— begin Listing —

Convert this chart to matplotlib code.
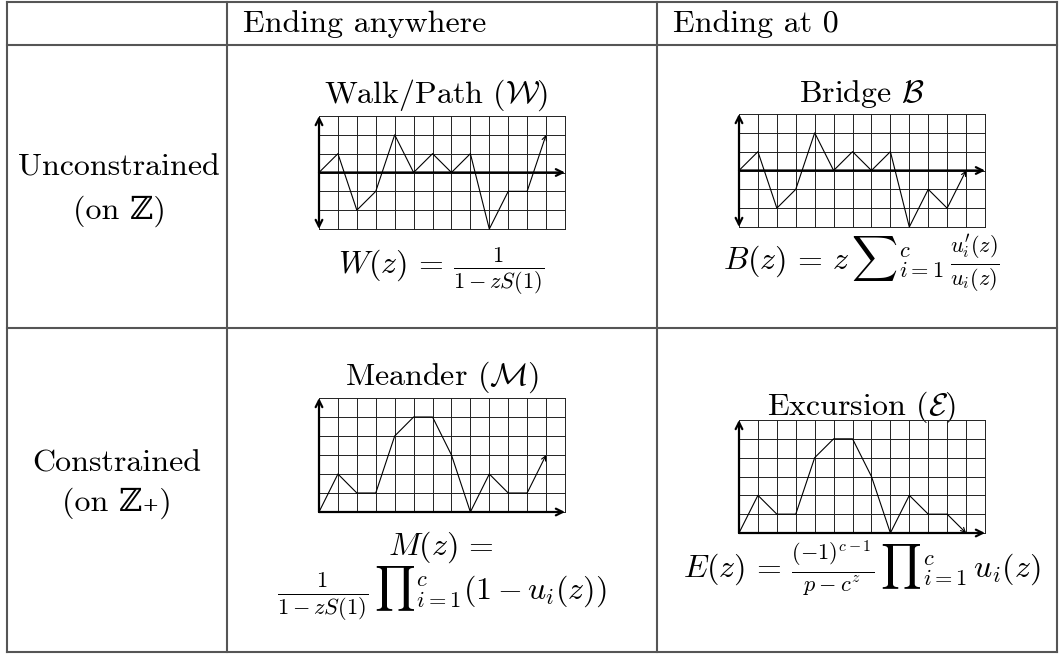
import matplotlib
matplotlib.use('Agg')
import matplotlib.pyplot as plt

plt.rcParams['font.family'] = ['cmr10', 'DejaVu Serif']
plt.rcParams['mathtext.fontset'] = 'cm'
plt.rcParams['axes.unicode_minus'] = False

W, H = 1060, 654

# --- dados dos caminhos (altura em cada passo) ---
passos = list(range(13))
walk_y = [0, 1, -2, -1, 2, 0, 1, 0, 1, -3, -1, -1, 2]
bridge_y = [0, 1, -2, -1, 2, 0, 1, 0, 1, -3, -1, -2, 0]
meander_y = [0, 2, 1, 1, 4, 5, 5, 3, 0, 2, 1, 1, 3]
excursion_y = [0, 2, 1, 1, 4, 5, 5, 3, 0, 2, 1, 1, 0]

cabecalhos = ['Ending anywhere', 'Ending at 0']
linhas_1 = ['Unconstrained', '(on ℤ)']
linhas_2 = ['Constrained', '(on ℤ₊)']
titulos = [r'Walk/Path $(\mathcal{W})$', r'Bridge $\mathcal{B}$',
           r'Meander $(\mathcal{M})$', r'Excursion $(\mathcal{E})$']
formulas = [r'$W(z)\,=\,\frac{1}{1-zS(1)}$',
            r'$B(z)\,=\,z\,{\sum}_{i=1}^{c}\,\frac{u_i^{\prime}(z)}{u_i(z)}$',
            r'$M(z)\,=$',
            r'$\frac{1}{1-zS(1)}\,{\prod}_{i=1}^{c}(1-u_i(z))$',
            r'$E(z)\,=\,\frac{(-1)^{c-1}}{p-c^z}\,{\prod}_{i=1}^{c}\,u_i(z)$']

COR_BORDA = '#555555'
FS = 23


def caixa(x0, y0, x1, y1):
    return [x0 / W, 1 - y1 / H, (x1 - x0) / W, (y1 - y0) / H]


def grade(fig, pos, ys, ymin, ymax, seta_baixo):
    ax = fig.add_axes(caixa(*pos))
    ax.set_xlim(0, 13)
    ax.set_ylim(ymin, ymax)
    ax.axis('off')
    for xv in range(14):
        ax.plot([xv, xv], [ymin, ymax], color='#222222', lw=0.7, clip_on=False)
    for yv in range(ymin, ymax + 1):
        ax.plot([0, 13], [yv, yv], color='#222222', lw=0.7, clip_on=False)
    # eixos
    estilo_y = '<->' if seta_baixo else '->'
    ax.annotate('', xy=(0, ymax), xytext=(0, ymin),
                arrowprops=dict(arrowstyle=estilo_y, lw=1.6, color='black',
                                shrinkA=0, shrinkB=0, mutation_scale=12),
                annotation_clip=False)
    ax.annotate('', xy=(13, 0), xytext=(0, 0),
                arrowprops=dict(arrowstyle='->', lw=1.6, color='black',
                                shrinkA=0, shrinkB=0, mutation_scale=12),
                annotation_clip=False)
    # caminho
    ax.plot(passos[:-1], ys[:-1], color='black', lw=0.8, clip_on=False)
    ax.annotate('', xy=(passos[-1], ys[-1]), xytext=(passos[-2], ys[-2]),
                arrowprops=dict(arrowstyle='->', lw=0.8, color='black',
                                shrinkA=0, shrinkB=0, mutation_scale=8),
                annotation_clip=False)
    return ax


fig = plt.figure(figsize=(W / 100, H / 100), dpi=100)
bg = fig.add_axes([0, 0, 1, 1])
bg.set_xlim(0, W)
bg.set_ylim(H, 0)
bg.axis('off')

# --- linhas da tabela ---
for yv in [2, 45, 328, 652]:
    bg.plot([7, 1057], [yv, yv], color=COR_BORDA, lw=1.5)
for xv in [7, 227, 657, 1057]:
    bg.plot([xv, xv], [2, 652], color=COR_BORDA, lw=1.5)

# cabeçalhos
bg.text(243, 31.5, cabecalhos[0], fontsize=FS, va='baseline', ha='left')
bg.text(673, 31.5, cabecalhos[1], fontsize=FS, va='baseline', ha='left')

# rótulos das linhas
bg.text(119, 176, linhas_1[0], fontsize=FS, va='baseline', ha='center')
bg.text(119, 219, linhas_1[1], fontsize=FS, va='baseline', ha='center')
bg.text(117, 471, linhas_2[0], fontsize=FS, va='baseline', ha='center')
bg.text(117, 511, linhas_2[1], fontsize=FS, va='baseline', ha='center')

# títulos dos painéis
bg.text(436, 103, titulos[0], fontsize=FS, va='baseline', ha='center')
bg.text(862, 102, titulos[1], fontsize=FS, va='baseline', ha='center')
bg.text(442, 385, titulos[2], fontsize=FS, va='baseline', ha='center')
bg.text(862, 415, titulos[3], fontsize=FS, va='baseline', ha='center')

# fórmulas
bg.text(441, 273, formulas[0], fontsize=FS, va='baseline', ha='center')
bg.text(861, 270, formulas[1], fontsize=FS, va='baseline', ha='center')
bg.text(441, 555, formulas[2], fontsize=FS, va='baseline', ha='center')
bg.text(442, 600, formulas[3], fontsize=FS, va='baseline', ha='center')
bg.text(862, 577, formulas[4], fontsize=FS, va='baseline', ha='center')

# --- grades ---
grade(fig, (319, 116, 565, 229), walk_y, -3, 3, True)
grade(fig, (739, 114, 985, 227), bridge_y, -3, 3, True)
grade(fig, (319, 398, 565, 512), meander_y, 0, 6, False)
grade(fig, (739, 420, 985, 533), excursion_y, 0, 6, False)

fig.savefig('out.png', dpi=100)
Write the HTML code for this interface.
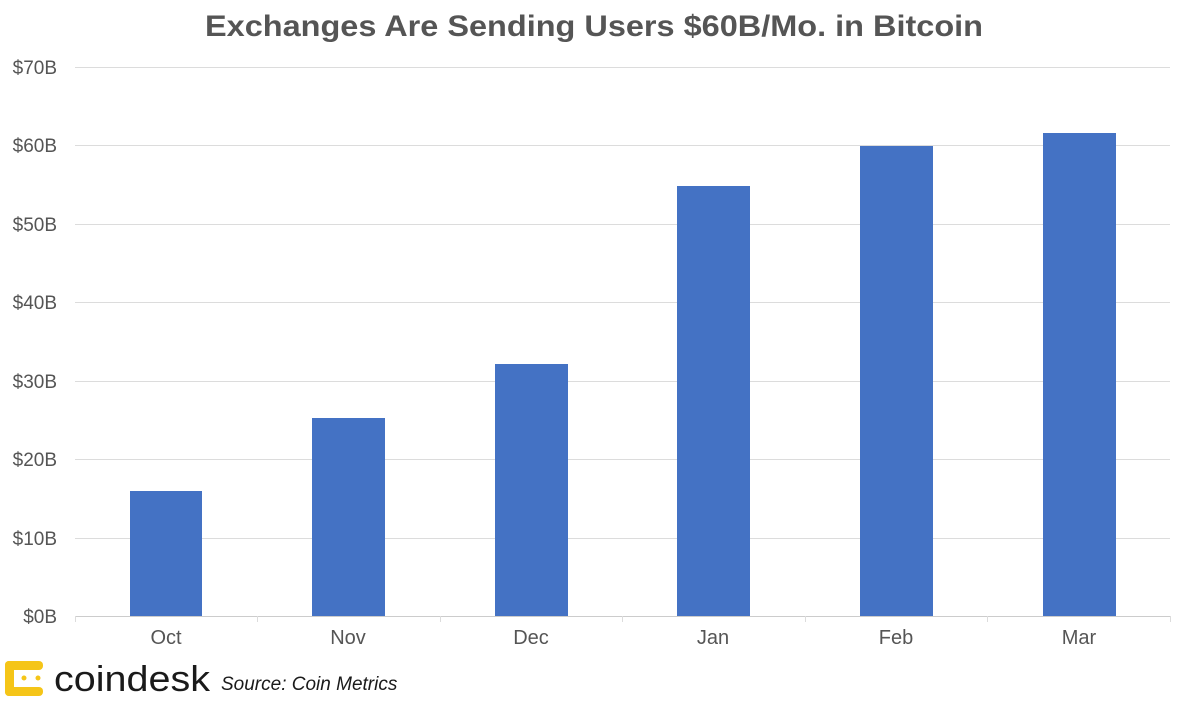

— end Listing —

Exercise description: All the lines above are to be reproduced exactly, except the pictures.

Answer to the task:
Convert this chart to matplotlib code.
import matplotlib
matplotlib.use('Agg')
import matplotlib.pyplot as plt

plt.rcParams['font.family'] = ['cmr10', 'DejaVu Serif']
plt.rcParams['mathtext.fontset'] = 'cm'
plt.rcParams['axes.unicode_minus'] = False

W, H = 1060, 654

# --- dados dos caminhos (altura em cada passo) ---
passos = list(range(13))
walk_y = [0, 1, -2, -1, 2, 0, 1, 0, 1, -3, -1, -1, 2]
bridge_y = [0, 1, -2, -1, 2, 0, 1, 0, 1, -3, -1, -2, 0]
meander_y = [0, 2, 1, 1, 4, 5, 5, 3, 0, 2, 1, 1, 3]
excursion_y = [0, 2, 1, 1, 4, 5, 5, 3, 0, 2, 1, 1, 0]

cabecalhos = ['Ending anywhere', 'Ending at 0']
linhas_1 = ['Unconstrained', '(on ℤ)']
linhas_2 = ['Constrained', '(on ℤ₊)']
titulos = [r'Walk/Path $(\mathcal{W})$', r'Bridge $\mathcal{B}$',
           r'Meander $(\mathcal{M})$', r'Excursion $(\mathcal{E})$']
formulas = [r'$W(z)\,=\,\frac{1}{1-zS(1)}$',
            r'$B(z)\,=\,z\,{\sum}_{i=1}^{c}\,\frac{u_i^{\prime}(z)}{u_i(z)}$',
            r'$M(z)\,=$',
            r'$\frac{1}{1-zS(1)}\,{\prod}_{i=1}^{c}(1-u_i(z))$',
            r'$E(z)\,=\,\frac{(-1)^{c-1}}{p-c^z}\,{\prod}_{i=1}^{c}\,u_i(z)$']

COR_BORDA = '#555555'
FS = 23


def caixa(x0, y0, x1, y1):
    return [x0 / W, 1 - y1 / H, (x1 - x0) / W, (y1 - y0) / H]


def grade(fig, pos, ys, ymin, ymax, seta_baixo):
    ax = fig.add_axes(caixa(*pos))
    ax.set_xlim(0, 13)
    ax.set_ylim(ymin, ymax)
    ax.axis('off')
    for xv in range(14):
        ax.plot([xv, xv], [ymin, ymax], color='#222222', lw=0.7, clip_on=False)
    for yv in range(ymin, ymax + 1):
        ax.plot([0, 13], [yv, yv], color='#222222', lw=0.7, clip_on=False)
    # eixos
    estilo_y = '<->' if seta_baixo else '->'
    ax.annotate('', xy=(0, ymax), xytext=(0, ymin),
                arrowprops=dict(arrowstyle=estilo_y, lw=1.6, color='black',
                                shrinkA=0, shrinkB=0, mutation_scale=12),
                annotation_clip=False)
    ax.annotate('', xy=(13, 0), xytext=(0, 0),
                arrowprops=dict(arrowstyle='->', lw=1.6, color='black',
                                shrinkA=0, shrinkB=0, mutation_scale=12),
                annotation_clip=False)
    # caminho
    ax.plot(passos[:-1], ys[:-1], color='black', lw=0.8, clip_on=False)
    ax.annotate('', xy=(passos[-1], ys[-1]), xytext=(passos[-2], ys[-2]),
                arrowprops=dict(arrowstyle='->', lw=0.8, color='black',
                                shrinkA=0, shrinkB=0, mutation_scale=8),
                annotation_clip=False)
    return ax


fig = plt.figure(figsize=(W / 100, H / 100), dpi=100)
bg = fig.add_axes([0, 0, 1, 1])
bg.set_xlim(0, W)
bg.set_ylim(H, 0)
bg.axis('off')

# --- linhas da tabela ---
for yv in [2, 45, 328, 652]:
    bg.plot([7, 1057], [yv, yv], color=COR_BORDA, lw=1.5)
for xv in [7, 227, 657, 1057]:
    bg.plot([xv, xv], [2, 652], color=COR_BORDA, lw=1.5)

# cabeçalhos
bg.text(243, 31.5, cabecalhos[0], fontsize=FS, va='baseline', ha='left')
bg.text(673, 31.5, cabecalhos[1], fontsize=FS, va='baseline', ha='left')

# rótulos das linhas
bg.text(119, 176, linhas_1[0], fontsize=FS, va='baseline', ha='center')
bg.text(119, 219, linhas_1[1], fontsize=FS, va='baseline', ha='center')
bg.text(117, 471, linhas_2[0], fontsize=FS, va='baseline', ha='center')
bg.text(117, 511, linhas_2[1], fontsize=FS, va='baseline', ha='center')

# títulos dos painéis
bg.text(436, 103, titulos[0], fontsize=FS, va='baseline', ha='center')
bg.text(862, 102, titulos[1], fontsize=FS, va='baseline', ha='center')
bg.text(442, 385, titulos[2], fontsize=FS, va='baseline', ha='center')
bg.text(862, 415, titulos[3], fontsize=FS, va='baseline', ha='center')

# fórmulas
bg.text(441, 273, formulas[0], fontsize=FS, va='baseline', ha='center')
bg.text(861, 270, formulas[1], fontsize=FS, va='baseline', ha='center')
bg.text(441, 555, formulas[2], fontsize=FS, va='baseline', ha='center')
bg.text(442, 600, formulas[3], fontsize=FS, va='baseline', ha='center')
bg.text(862, 577, formulas[4], fontsize=FS, va='baseline', ha='center')

# --- grades ---
grade(fig, (319, 116, 565, 229), walk_y, -3, 3, True)
grade(fig, (739, 114, 985, 227), bridge_y, -3, 3, True)
grade(fig, (319, 398, 565, 512), meander_y, 0, 6, False)
grade(fig, (739, 420, 985, 533), excursion_y, 0, 6, False)

fig.savefig('out.png', dpi=100)
Write the HTML code for this interface.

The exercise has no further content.